(MENAFN - Arab Times) The former lover and fortune teller of quirky billionaire Nina Wang was sentenced Friday to 12 years in prison after a Hong Kong court found him guilty of forging a will to claim her multibillion-dollar estate.
High Court Justice Andrew Macrae said Peter Chan's attempt to pass himself off as the beneficiary of Nina Wang's fortune, estimated by prosecutors at 83 billion Hong Kong dollars (10.7 billion), was "shameless, wicked and born of unparalleled greed." Wang, once Asia's richest woman, died in 2007 at age 69 after battling cancer. Hong Kong police charged Chan after a 2011 court ruling that a will purportedly leaving Wang's Chinachem Group to him was forged.
The legal battles over the will have enthralled the Chinese territory with their seamy mix of sex, big money and fraud allegations. Hong Kongers were riveted by juicy revelations of Chan's affair with Wang, who was two decades older than him. She was nicknamed "Little Sweetie" for her girlish outfits and pigtail hairdo.
Chan, a 53-year-old father of three, was convicted Thursday of forgery and using a false instrument. The judge sentenced him to 12 years on each count, to be served concurrently.
Chan is a former feng shui master who changed his name from Tony after converting recently to Christianity.

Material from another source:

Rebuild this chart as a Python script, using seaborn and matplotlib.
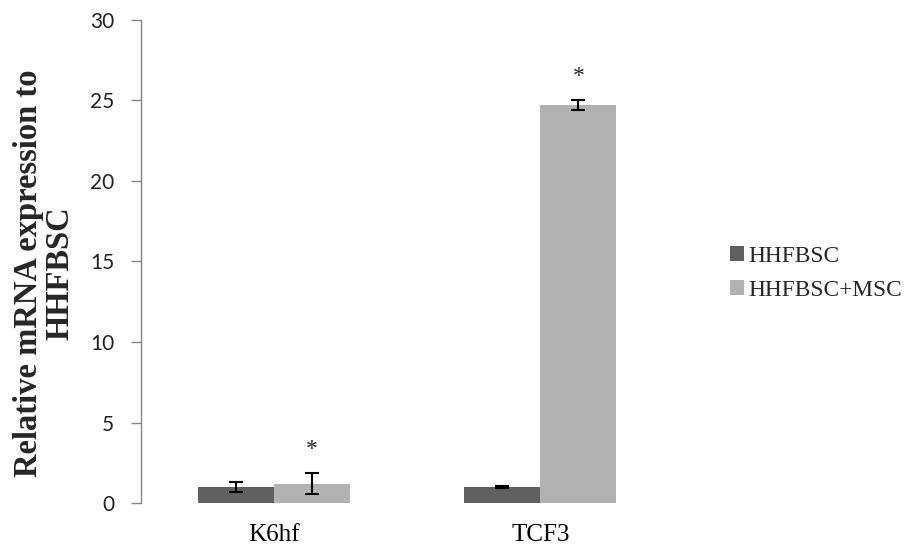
import pandas as pd
import seaborn as sns
import matplotlib.pyplot as plt

# values
genes = ["K6hf", "TCF3"]
groups = ["HHFBSC", "HHFBSC+MSC"]
hhfbsc = [1.0, 1.0]
hhfbsc_msc = [1.2, 24.7]
err_hhfbsc = [0.3, 0.05]
err_msc = [0.65, 0.3]
# significance marks, one per bar in hue order
stars = [False, False, True, True]

df = pd.DataFrame({
    "gene": genes * 2,
    "group": [groups[0]] * 2 + [groups[1]] * 2,
    "value": hhfbsc + hhfbsc_msc,
    "err": err_hhfbsc + err_msc,
})

sns.set_theme(style="white")
serif = ["Liberation Serif", "DejaVu Serif"]

fig = plt.figure(figsize=(9.14, 5.48), dpi=100)
ax = fig.add_axes([0.154, 0.082, 0.583, 0.882])

sns.barplot(data=df, x="gene", y="value", hue="group", order=genes, hue_order=groups,
            palette=["#606060", "#b2b2b2"], width=0.57, errorbar=None,
            saturation=1, edgecolor="none", ax=ax)

# error bars + stars
for patch, (_, row), star in zip(ax.patches, df.iterrows(), stars):
    cx = patch.get_x() + patch.get_width() / 2
    ax.errorbar(cx, row["value"], yerr=row["err"], fmt="none", ecolor="black",
                elinewidth=1.5, capsize=5, capthick=1.5)
    if star:
        ax.text(cx, row["value"] + row["err"] + 1.5, "*", ha="center", va="center",
                fontsize=17, family=serif)

ax.set_ylim(0, 30)
ax.set_xlim(-0.5, 1.5)
ax.set_yticks(range(0, 31, 5))
ax.set_xlabel("")
ax.set_ylabel("Relative mRNA expression to\nHHFBSC", fontsize=23.5, fontweight="bold",
              family=serif, linespacing=1.0)
ax.yaxis.set_label_coords(-0.123, 0.475)

for lab in ax.get_yticklabels():
    lab.set_family(["Lato", "DejaVu Sans"])
    lab.set_fontsize(15)
    lab.set_color("#222222")
for lab in ax.get_xticklabels():
    lab.set_family(serif)
    lab.set_fontsize(18)
    lab.set_color("black")

ax.tick_params(axis="y", left=True, length=7, width=1, color="#868686", pad=12)
ax.tick_params(axis="x", bottom=False, pad=9)
sns.despine(ax=ax, bottom=True)
ax.spines["left"].set_color("#868686")
ax.spines["left"].set_linewidth(1)

ax.legend(loc="center left", bbox_to_anchor=(1.066, 0.475), frameon=False,
          prop={"family": serif, "size": 16.8}, handlelength=0.6, handleheight=0.6,
          handletextpad=0.2, labelspacing=0.55)

fig.savefig("out.png", dpi=100)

In an attempt to prove that Wang and Chan's relationship was genuine, Chan's defense team showed videos in court last month of the pair kissing and caressing, according to media reports.
The judge said Chan was not content with the HK3 billion (387 million) that Wang had given to him while she was alive and decided to claim her business empire and estate as well.
"I have no doubt you are nothing more than a clever and no doubt beguiling charlatan," Macrae said in sentencing Chan, who rocked back and forth with a pained expression while his wife wept quietly in the public gallery. Macrae said Chan's forgery was especially egregious because had he succeeded, it would have prevented the estate from going as intended to a charitable foundation Wang and her late husband founded and cost it millions in legal fees. "Instead of benefiting mankind as Nina Wang wanted, the only one to benefit would have been you," the judge said.
In the earlier court ruling, a judge upheld another will bestowing the fortune on Wang's Chinachem Charitable Foundation. Wang inherited developer Chinachem after her husband was kidnapped in 1990. He was never found despite a 33 million ransom his family paid. She built the company into a huge property developer, with office towers and apartment complexes throughout Hong Kong.
The pair met in 1992 when Wang sought out a feng shui master to find her husband. Chan was already married and had a patchy resume as a waiter, bartender, machinery salesman and market researcher, making him an unlikely match for Wang.
The judge also ordered Chan to repay the estimated HK2 million (258,000) cost of a preliminary hearing that he said was a waste of time and money. Chan's lawyer declined to say whether he would appeal. Chan managed to get 30 million sterling from Wang when she was sick and fragile in the last two days of her life, the judge said, calling his behaviour "shameless" and "wicked". Hong Kong police investigators hailed the result.
"This shows that no matter how long we take, the Hong Kong judicial system will ensure that any culprit will be subject to the great hand of justice," Ho Pak-ling, an official of the Commercial Crime Bureau, told reporters outside the court. The sentence is the latest setback for Chan, who was ordered in March to pay HK340 million (43.8 million) in tax arrears, and has been hit by the long, costly legal battle for Wang's estate that he lost in 2011.
Chan, a former bartender and feng shui master, who once lived in a cramped public housing flat, changed his name from Tony after that ruling and converted to Christianity this year. In 2011, the High Court upheld a previous judgement that a 2006 will leaving Wang's entire estate to Chan was a forgery, and upheld an earlier will bequeathing her fortune to a charitable foundation run by her family.